Tiny 3D devices can now be made from many materials, not just plastic. This method can create micro-robots, sensors, and small machines with new functions.
Scientists have found a way to build tiny 3D structures from a much wider range of materials than before. This could solve a major limitation in micro- and nanoscale manufacturing: until now, most high-precision methods only worked with polymers. That restricted what microscopic devices could do in medicine, engineering, and robotics, where metals, semiconductors, or multifunctional materials are often needed.
The new method, developed by researchers at the Max Planck Institute for Intelligent Systems and the National University of Singapore, uses optofluidic assembly to guide particles into precise 3D shapes.
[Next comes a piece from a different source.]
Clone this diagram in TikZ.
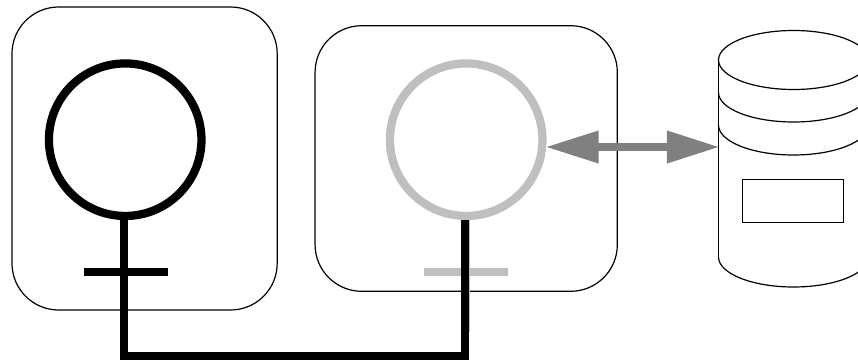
\documentclass[tikz,border=0pt]{standalone}
\usetikzlibrary{arrows.meta}
\tikzset{
  panel/.style={draw=black,line width=.9pt,rounded corners=35pt,minimum height=227.25pt,inner sep=0pt,outer sep=0pt},
  ring/.style={circle,draw,line width=6.2pt,minimum size=114.4pt,inner sep=0pt,outer sep=0pt},
  heavy/.style={line width=6pt},
  thin part/.style={draw=black,line width=.9pt},
}
\definecolor{ringgrey}{RGB}{191,191,191}
\definecolor{arrowgrey}{RGB}{128,128,128}
\begin{document}
\begin{tikzpicture}[x=.75pt,y=-.75pt]
\useasboundingbox (0,0) rectangle (858,360);
% panels
\node[panel,minimum width=198.9pt] (boxa) at (144.6,158.5) {};
\node[panel,minimum width=226.7pt,minimum height=199.2pt] (boxb) at (466.2,158.5) {};
% database
\begin{scope}
\clip (0,0) rectangle (858,360);
\draw[thin part] (793.5,60) ellipse [x radius=75,y radius=29.5];
\coordinate (dbl) at (719.6,147);
\draw[thin part] (718.5,60) -- (718.5,257);
\draw[thin part] (718.5,257) arc [start angle=180,end angle=360,x radius=75,y radius=-30];
\draw[thin part] (718.5,92.5) arc [start angle=180,end angle=360,x radius=75,y radius=-29.5];
\draw[thin part] (718.5,125) arc [start angle=180,end angle=360,x radius=75,y radius=-30];
\end{scope}
\node[thin part,minimum width=75.75pt,minimum height=32.25pt,inner sep=0pt,outer sep=0pt] (slot) at (793.2,201.2) {};
% grey symbol
\node[ring,draw=ringgrey] (rb) at (466.2,139.7) {};
\coordinate (sb) at (465.5,219);
\coordinate (sbe) at (465.5,332);
\coordinate (bbl) at (424,272);
\coordinate (bbr) at (508,272);
\draw[heavy,draw=ringgrey] (sb) -- (sbe);
\draw[heavy,draw=ringgrey] (bbl) -- (bbr);
% black symbol
\node[ring,draw=black] (ra) at (125.2,139.7) {};
\coordinate (sa) at (124.3,219);
\coordinate (cal) at (84,272);
\coordinate (car) at (167.7,272);
\draw[heavy] (cal) -- (car);
% link
\coordinate (ja) at (124.3,356.3);
\coordinate (jb) at (464.5,356.3);
\coordinate (ta) at (464.5,219.5);
\draw[heavy,line join=miter] (sa) -- (ja) -- (jb) -- (ta);
% double arrow
\coordinate (arl) at (545.6,147);
\draw[draw=arrowgrey,line width=6pt,{Triangle[length=39.8pt,width=23pt,fill=arrowgrey]}-{Triangle[length=39.5pt,width=23pt,fill=arrowgrey]}] (arl) -- (dbl);
\end{tikzpicture}
\end{document}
Instead of chemically binding materials, it relies on light-driven fluid flow to position microscopic particles inside a prefabricated polymer mold. Once the particles fill the mold, the polymer is removed, leaving a solid object made entirely from the chosen material.
The process works with almost any particle type, allowing researchers to create complex geometries, including cubes, spheres, or even irregular shapes, while retaining mechanical stability. Physical forces like van der Waals interactions hold the structure together, so no chemical bonding is needed.
This approach enables the production of functional microdevices that were previously impossible. Demonstrations include microvalves that sort particles in tiny channels and microrobots that respond to light or magnetic fields. By combining multiple materials and responses in a single device, engineers can design systems with more sophisticated and versatile functions.
The key advance is controlling particle movement using a femtosecond laser. The laser creates localized heating that drives fluid flow, directing particles precisely into the mold. Researchers can control the accumulation of particles and the final shape with high precision.
By freeing microscale fabrication from polymer-only constraints, this technology opens up new possibilities for microrobotics, biomedical devices, and advanced microsystems, allowing engineers and scientists to design structures and devices with materials and functions that were not previously achievable.